Defense Environment Alert
May 20, 2003
NGO INITIATES PUBLIC DISCUSSION ON AMENDING CHEMICAL TREATY BEYOND 2012
For the first time, delegates to an international body that oversees the Chemical Weapons Convention (CWC) and non-governmental organizations (NGOs) publicly discussed the probable need to amend the CWC in light of the fact that the United States and Russia are expected to miss a final deadline for destroying their massive quantities of stockpiled chemical weapons.
While it has long been known the United States and Russia will likely miss deadline requirements in the CWC the international treaty that governs the destruction of chemical weapons stockpiles -- no one had publicly broached the sensitive issue prior to the First Review Conference of the CWC, held five years after the treaty went into effect, according to an expert on the issue.

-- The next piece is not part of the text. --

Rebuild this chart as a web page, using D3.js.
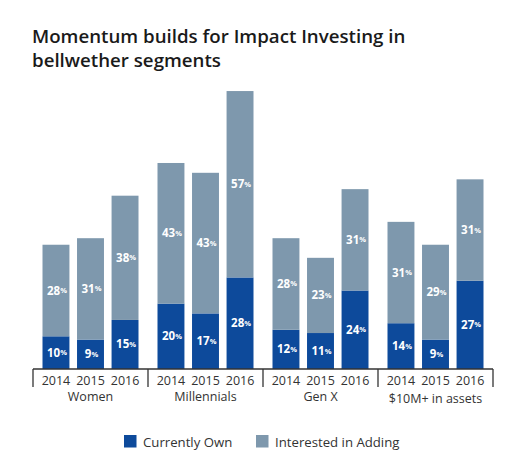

In an open forum held May 1 at the meeting in The Hague, the Netherlands, Paul Walker, legacy program director for the environmental organization Global Green USA, told parties to the Organisation for the Prohibition of Chemical Weapons (OPCW) they should start thinking about the mechanism to extend the final deadline in the treaty beyond 2012. He gave a presentation on the United States' destruction program, noting that the U.S. government is not expected to meet the 45 percent and 100 percent destruction deadlines in the current treaty, and will likely complete full destruction sometime between 2012 and 2015. Russia, the other party with a major stockpile, is much further behind the United States in its destruction schedule and has just recently destroyed I percent of its stockpile, three years beyond the treaty's originally stipulated deadline.
The CWC requires 100 percent of the parties' stockpiled chemical weapons to be destroyed by 2007. Beyond that, it allows the OPCW to approve an additional five-year extension to that deadline, which both Russia and the United States have said they will need. But the treaty currently does not allow for any further extensions so both parties would be in violation if they miss the 2012 extended deadline.
The OPCW would likely use an amendment to the convention to extend the treaty deadline, Walker said in an interview. It will have to take into consideration that Russia will need a longer extension than the United States, he said. Nonetheless, OPCW should continue to press Russia and the United States to destroy as much as possible within the existing framework, he said.
The challenge will be in 2012, the United States when will need to provide continued long-term support for Russia's destruction program if Russia is going to be anywhere close to the 2012 deadline, he said in the interview. The United States last year, in the Fiscal Year 2003 Defense Appropriations Act, lifted a bar to funding Russia's chemical weapons destruction program. The bar had held up new U.S. funding for a few years because certification requirements regarding full disclosure of the Russian stockpile had gone unmet. Congress temporarily waived those requirements.
Walker said he believes some delegates to the OPCW were happy to hear his statements, particularly the Russians, because it signaled the two were together in their need to go beyond 2012. But others were upset that the United States has not progressed as much this year as was predicted, with delays at various chemical incineration facilities throughout the country.